The controlling question in this case therefore is: Was the negligence of the defendant or its servants the cause of the loss of plaintiff's baggage?

It is not disputed that the defendant’s duly authorized servant received the baggage and that a duly authorized servant issued to the plaintiff a check therefor, and that the check was presented and the return of the baggage demanded, which demand was not complied with. This makes out a prima facie case of negligence against the defendant, according to well-considered authorities in this and other states. Johnson v. Richardson, supra; Rockhill v. Congress Hotel Co., supra; Geo. C. Bagley Elevator Co. v. American Exp. Co., 63 Minn. 142, 65 N. W. 264; Burnell v. New York Cent. R. Co., 45 N. Y. 184; Fairfax v. New York Cent. & H. River R. Co., 67 N. Y. 11.

A case of prima facie negligence thus- being made out, it follows that the liability of defendant is not limited by the statute.

Under the common-law rule defendant is not liable to plaintiff if the loss was the result of plaintiff’s own negligence, or if it could be shown that the loss occurred without any fault on the part of defendant, or that the loss occurred by the use of superior force. The burden of proof on these matters, however, is cast upon the defendant, and it must establish these affirmative defenses or some one of them in order to avoid liability. On the question of its own negligence, defendant cites Miles v. International Hotel Co., 289 Ill. 320, and Sanford v. Kimball, 106 Me. 355. In the first of these cases the relationship of guest and innkeeper had ceased to exist; and, in the second, the suit was brought to recover damages for what was evidently either an unexplained accident or malicious injury which a horse belonging to plaintiff had sustained while in possession of defendant under a contract of bailment. Neither case is applicable.

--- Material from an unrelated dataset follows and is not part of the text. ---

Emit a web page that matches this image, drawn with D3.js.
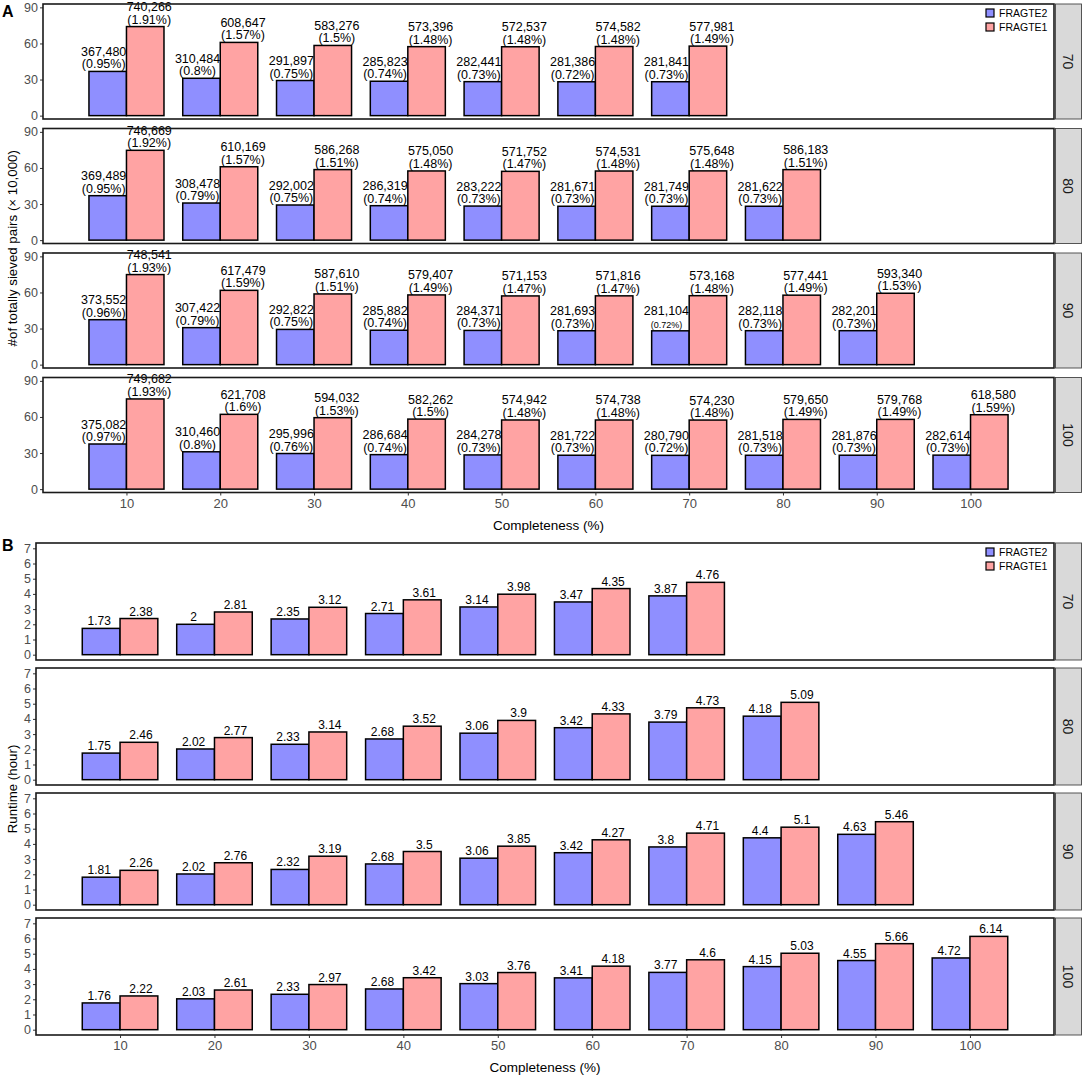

It is suggested by defendant that plaintiff was negligent with respect to the care bestowed on his own baggage. It is said he gave no instructions to any one as to what to do with the bags. Why should he? The defendant’s servant, not the plaintiff, would best know how to take care of the baggage. That was his particular business.

It is suggested that plaintiff was negligent in that he did not notify any one that the bags contained jewelry or articles of special or unusual value. The evidence indicates, however, that the articles were not other than might appear to be necessary and convenient for guests of plaintiff’s financial standing, and these were the kind of guests which this hotel was accustomed to provide for. Plaintiff had a right to believe that the care exercised by the defendant would be commensurate with the value of the baggage. Woods v. Devin, 13 Ill. 746; Davis v. Michigan Southern & Northern I. R. Co., 22 Ill. 278; Parmelee v. Fischer, 22 Ill. 212; Chicago, R. I. & P. R. Co. v. Collins, 56 Ill. 212; Atwood v. Mohler, 108 Ill. App. 416. We think, on the undisputed evidence, the plaintiff was entitled to recover, and for the errors of finding in favor of the defendant and entering. judgment on the finding the judgment is reversed and the cause remanded.

Reversed and remanded.

McSurely, P. J., and Johnston, J., concur.